It's been an entire week since your last confession and there's been a lot of good, solid sinning going on across the country. Check out the top 9 and don't forget to submit your misdeeds to our submission page!

I'm currently training at a Navy college but one of the guys in my room is the biggest douche and suckup you could ever meet. I'm training in bomb disposal so decided to get back at him by making sure all the clothes he packed for his visit home were covered in traces of explosives and gun shot residue knowing he was flying. Police dogs, airport and explosives residue. He was detained for 12 hours too bad I missed it. Next time you wake me up in the middle of the night to tell me you've read my essay and it's wrong it'll be worse.
Jim D.

I was at my girlfriend's apartment and we were stirring at roughly 1 in the morning. We decided of all things to make muffins, while we were cooking we noticed some strange gasping noises coming from her roommate's room which had the door left ajar. My girlfriend thought she was just having a horrible dream, and she decided to investigate. She was about to approach her door before I stopped her, I realized what she was doing. She was masturbating loudly with her door wide open.
Marco V.

My roommates are awesome. I wanted to start off with that. I do, on the other hand, who has this one roommate who seems to lost the understanding of imaginary boundaries. He is Pre-Med, so I would assume he would understand, and maybe even think the same as I do, but I am severely wrong. He is one of those guys who will reach down, and grab a handful of your dinner, grab your pop, water, coffee, etc. and just take a drink out of it right in front of you. And I don't mean, "Just a drink". He gulps and gulps. And it isn't once here and there. It's every few minutes. He's generally addied out, which I'm assuming he's probably pilfering mine, so he's insanely thirsty three quarters of the day. It legitimately grosses me out, so, to avoid confrontation over such a small issue, I now backwash every time I drink. If your reading this, quit drinking my shit. Get your own jackass. Hows my spit taste asswipe?
Tim KeepYo'PawsOffMyShit from SVSU

Whenever I'm in the bathroom and my roommate has to go, she doesn't knock or ask me to hurry up… she stands outside the door in silence. It's not like it's a thick door – I can hear everything, and so can she. It doesn't matter how long I'm in there, she'll just stay there and when I've asked her not to do that because it creeps me out, she doesn't see anything wrong with it.

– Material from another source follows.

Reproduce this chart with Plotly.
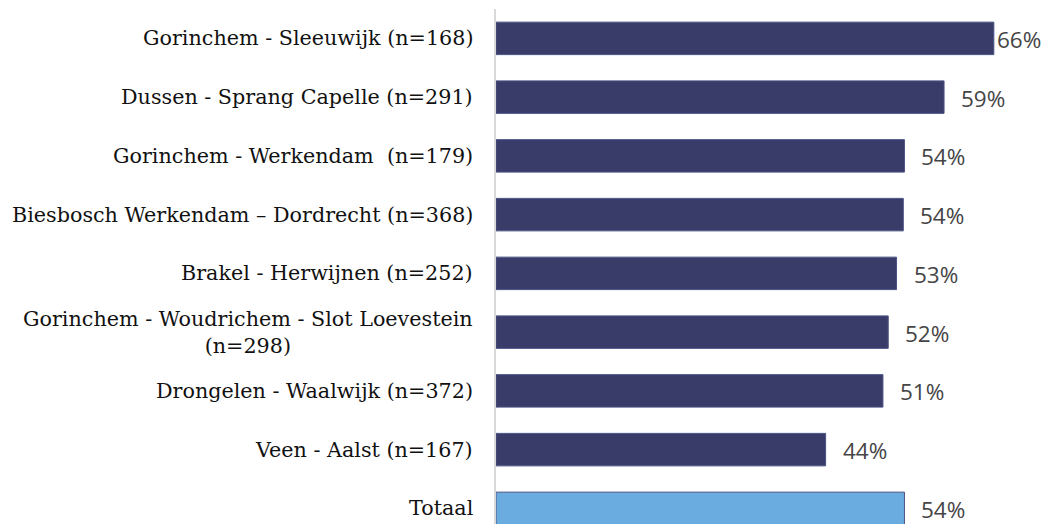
import plotly.graph_objects as go

categories = [
    "Gorinchem - Sleeuwijk (n=168)",
    "Dussen - Sprang Capelle (n=291)",
    "Gorinchem - Werkendam  (n=179)",
    "Biesbosch Werkendam – Dordrecht (n=368)",
    "Brakel - Herwijnen (n=252)",
    "Gorinchem - Woudrichem - Slot Loevestein<br>(n=298)",
    "Drongelen - Waalwijk (n=372)",
    "Veen - Aalst (n=167)",
    "Totaal",
]
values = [66.0, 59.4, 54.15, 54.0, 53.1, 52.0, 51.3, 43.7, 54.15]
labels = ["66%", "59%", "54%", "54%", "53%", "52%", "51%", "44%", "54%"]

DARK = "#393c68"
LIGHT = "#6aacdf"
colors = [DARK] * (len(categories) - 1) + [LIGHT]
y_idx = list(range(len(categories)))

fig = go.Figure()
fig.add_trace(go.Bar(
    x=values,
    y=y_idx,
    orientation="h",
    marker=dict(color=colors, line=dict(color="#4b5284", width=1)),
    width=0.553,
    hoverinfo="skip",
))

annotations = []
for i, (v, lab, cat) in enumerate(zip(values, labels, categories)):
    shift = 15 if v < 65 else 1
    annotations.append(dict(
        x=v, y=i, xref="x", yref="y", text=lab, showarrow=False,
        xanchor="left", yanchor="middle", xshift=shift, yshift=-1,
        font=dict(family="Open Sans", size=22.5, color="#454545"),
    ))
    annotations.append(dict(
        x=0, y=i, xref="paper", yref="y", text=cat, showarrow=False,
        xanchor="right", yanchor="middle", xshift=-21, align="center",
        font=dict(family="DejaVu Serif", size=20.7, color="#111111"),
    ))

band = 58.75
plot_h = 524 - 9
fig.update_layout(
    width=1047, height=524,
    margin=dict(l=496, r=23, t=9, b=0, pad=0),
    paper_bgcolor="white", plot_bgcolor="white",
    showlegend=False,
    annotations=annotations,
    xaxis=dict(range=[0, 70], visible=False, fixedrange=True),
    yaxis=dict(
        range=[-0.5 + plot_h / band, -0.5],
        showticklabels=False, showgrid=False, zeroline=False,
        showline=True, linecolor="#d9d9d9", linewidth=2, ticks="",
        fixedrange=True,
    ),
)

fig.write_html(
    "out.html",
    config={"displayModeBar": False},
    post_script="document.body.style.margin='0';document.documentElement.style.overflow='hidden';document.body.style.overflow='hidden';",
)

So now, when I hear her walk up and just stand there, I find as many things to do as I can to make her wait longer – including scrubbing the scum out of the of the sink with her toothbrush. Sorry, you're a good roommate and all, but I'm not into people listening to me shit.

One night I had a date with my boyfriend and was getting ready in the shower. He had repeatedly promised to eat me out in the car, so I went for my razor to make sure all was smooth downstairs. Unfortunately, my razor was missing from my shower basket. I had no choice but to use the nearest one to the shower. Whoever's razor that was, sorry girl.

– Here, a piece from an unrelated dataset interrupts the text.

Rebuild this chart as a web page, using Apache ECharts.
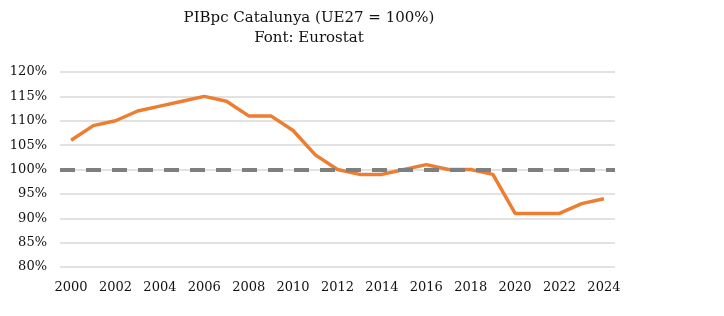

You're a douchbag. You eat my food, trash our room and constantly brag to me about how oblivious youre girlfriend is that youre cheating on her. Well my friend after you locked me out of our room last week to sleep with youre ugly as sin sidegirl I went to your girlfriend's appartment and told her everything. She told me she already knew and we should hook up to get back at you. We did and if there's a god in heaven I'll be at home when you reach the bottom of youre mayo jar and find the condom I used that night.
John S. from East Carolina University

I am a girl, you're my guy roommate. You have an annoying habit of barging into rooms unexpectedly, and therefore have walked in on me masturbating a bunch of times (I should probably stop doing it in the afternoons). I'm always under the covers, so I pretend that I've been napping. You seem pretty oblivious to what's really going down, so it doesn't bug me too much. But would it kill ya to knock? Your presence wrecks the mood, so I have to start all over once you leave.
Francie M.

I was looking up porn the other day and couldn't really hear it over my music, so I continued turning up the volume only to realize I had my ipod on and that my roommate was OK listening to porn with another guy for about an hour.
Chris H. from Loyola University

After a party I brought this girl back to my room. After we hooked up my other roommate and my friend who was visiting were going to run the train on her (her nick-name was brianna choo choo). Seperately of course. Well during my friend's train ride my roomate was getting a little too anxious. While my friend was riding the caboose my roommate reached around in front of the girl and touched my friends penis. Well it ruined the mood and my friend threw the condom off pissed off. I think my roomate was to drunk to realize what he did. The next day my crew and practically the whole school was calling him "PT" for the whole rest of the year. I told practically everyone what happened. It drove him to the point of crying – his new new nickname for his entire college attendence was Penis Toucher – PT for short.